At BASF, for example, we will build a new butadiene (BD) extraction plant in Antwerp, Belgium, building up on the existing crude C4 stream from our cracker in Antwerp.

BD has been experiencing high demand and short supply at the same time in the last years, which led to a distinct price increase for this product.

What about the question of Europe's aging chemical infrastructure?

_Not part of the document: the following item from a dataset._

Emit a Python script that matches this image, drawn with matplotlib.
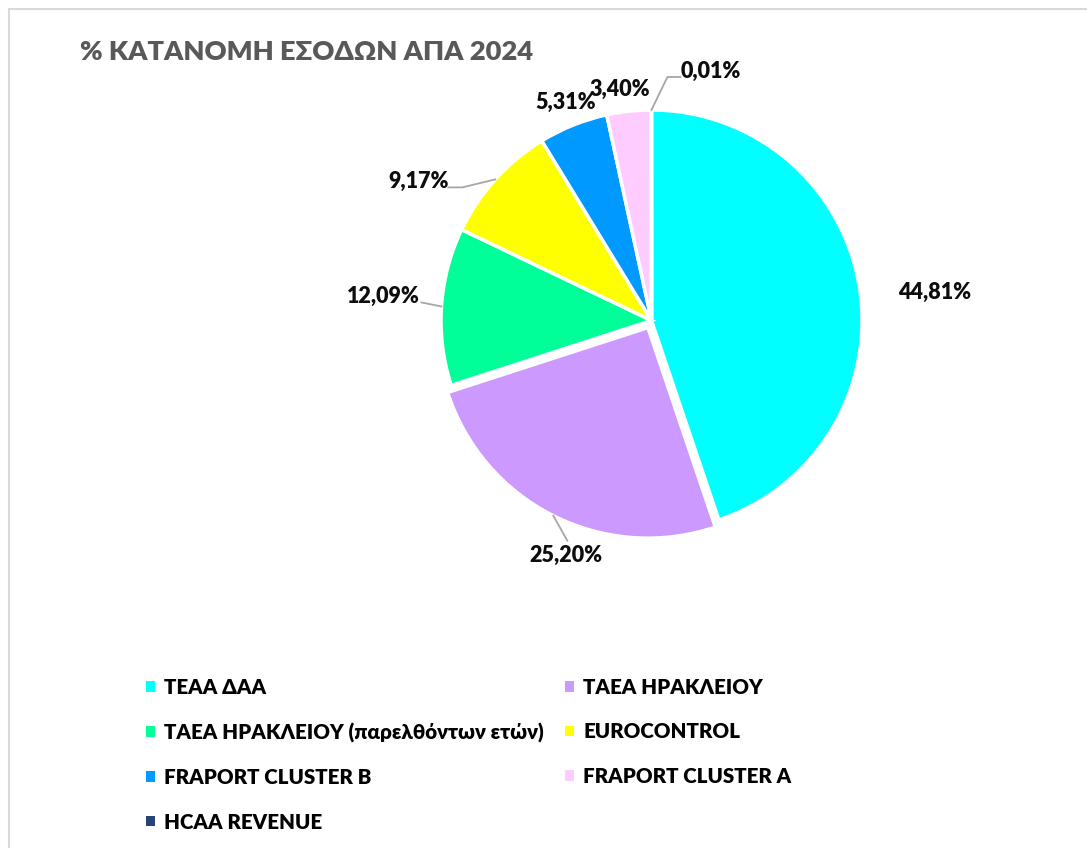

Most steam crackers are rather "old", so in order to continue to be competitive, it is necessary to increase maintenance measures and to invest into technical optimisation.

Also many of these plants are relatively small and are missing the cost advantage of the new world-scale plants in Asia and the Middle East.

But, on the other hand, a comparison of Europe with other regions also shows some advantages as many European producers operate well-integrated production sites that are short distances to customers and have advanced energy integration and optimised product usage.

Products from Middle East and potentially from the US have to be transported over long distances leading to higher logistics costs compensating partly for the lower production costs.

So the competitiveness of naphtha crackers even in Europe is not a major challenge as long as these crackers are strongly integrated into high-value downstream products. This is a key strength of the Verbund concept used at our sites for decades.